2. Drive, reż. Nicolas Winding Refn
Realizacyjny majstersztyk, który przebija i tak już niemal doskonałego Bronsona. Kręgosłup opowieści jest niemal archetypiczny i można by na nim wykazać wszystkie cechy klasycznej hollywoodzkiej bajki: jeździec znikąd (Ryan Gosling), księżniczka z apartamentowca (Carey Mulligan), zły gangster o aparycji Salvatore z Imienia róży (Ron Perlman). Nie mogę się pozbyć z pamięci wielu scen, w tym „erosa+masakry” w windzie oraz agresywnego pościgu po (w zasadzie) udanym napadzie. Elektroniczną muzykę, jak gumę balonową, reżyseria Refna przeżuwa na miazgę, nawet w tak sielankowej scenie jak jazda kanałem do doliny San Fernando. No i ta skórzana kurtka, przypominająca kultowy film Kennetha Angera Scorpio Rising. Założę się, że wiele radości sprawiło Refnowi zachlapanie jej krwią.

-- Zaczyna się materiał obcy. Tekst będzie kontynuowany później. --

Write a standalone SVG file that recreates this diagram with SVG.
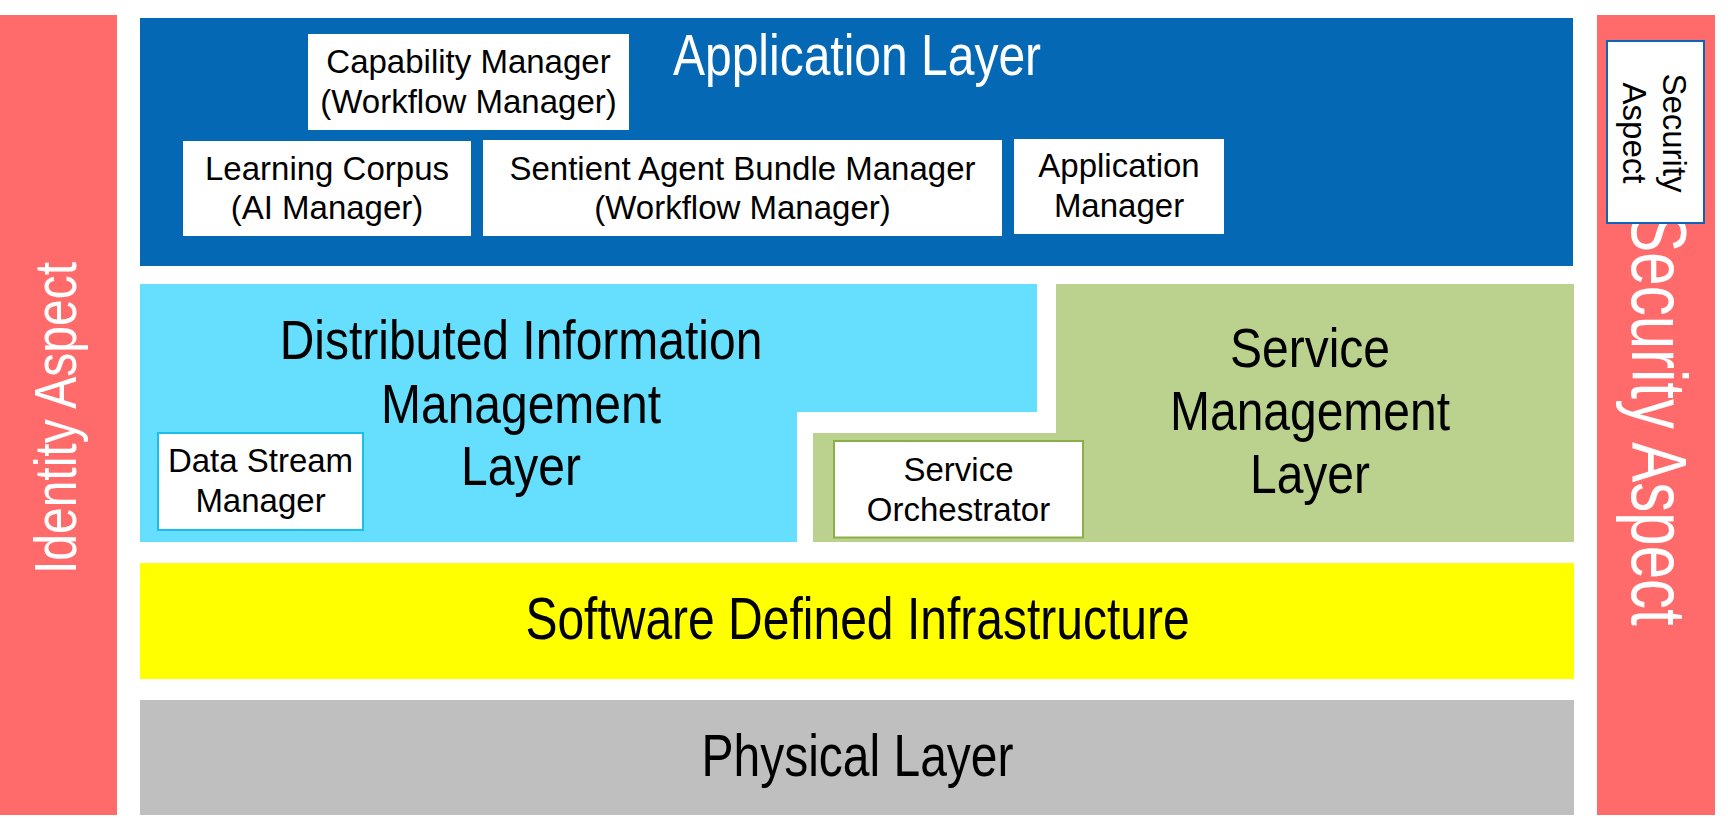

3. Nie opuszczaj mnie, reż. Mark Romanek
Nie opuszczaj mnie wraz z Kodem nieśmiertelności Duncana Jonesa to ciekawa i niezwykła para. Zdecydowanie najlepsze science fiction zeszłego roku, przy czym jeden film jest antynomią drugiego. Kod Nieśmiertelności jest jak zawiły labirynt, w którym wręcz wypada się zgubić w trakcie filmowej narracji, podczas gdy film Romanka oddziałuje w pierwszej kolejności na emocje. Dyskretnie, nawet sucho, pobudza w widzu tęsknotę i poczucie niesprawiedliwości, nie uciekając się do technicznej sztuki wyciskania łez, szkoły Spielberga. Charakterystyczny dla gatunku sztafaż – statki kosmiczne, postapokaliptyczny krajobraz – Romanek, podobnie jak kiedyś Sokurow czy Tarkowski, redukuje do minimum: zardzewiałe maszyny, stare budynki. Więcej nie potrzeba. Przyszłość czy przeszłość – obie są nam równie obce.
Nagroda specjalna: Dziennik zakrapiany rumem, reż. Bruce Robinson
Nie jest to idealna adaptacja, również pod względem strategii. Po wybuchowym Las Vegas Parano oczekiwałem czegoś jeszcze bardziej nakręconego i w stylu „Gonzo”, na podkreślenie nieziemskiego pochodzenia Huntera S. Thompsona. Zamiast tego Jonny Depp wraz z Robinsonem sięgnęli po jedną z pierwszych powieści dziennikarza, w której więcej jest z Hemingwaya niż późniejszego Raoula Duke’a. Nie powinno się „mieszać w dół”, a jednak meskalina nie wypaliła kubków smakowych i wciąż czuć smak. Można narzekać, że wszystko jest tu ułagodzone, ale tak miało być. Film jest w pierwszej kolejności pomnikiem złożonym zmarłemu (w 2005 roku) Thompsonowi. Nie tyle postscriptum do legendy, co rekonstrukcją jej genezy. A przy tym naprawdę dobrze zrobionym kawałkiem kina.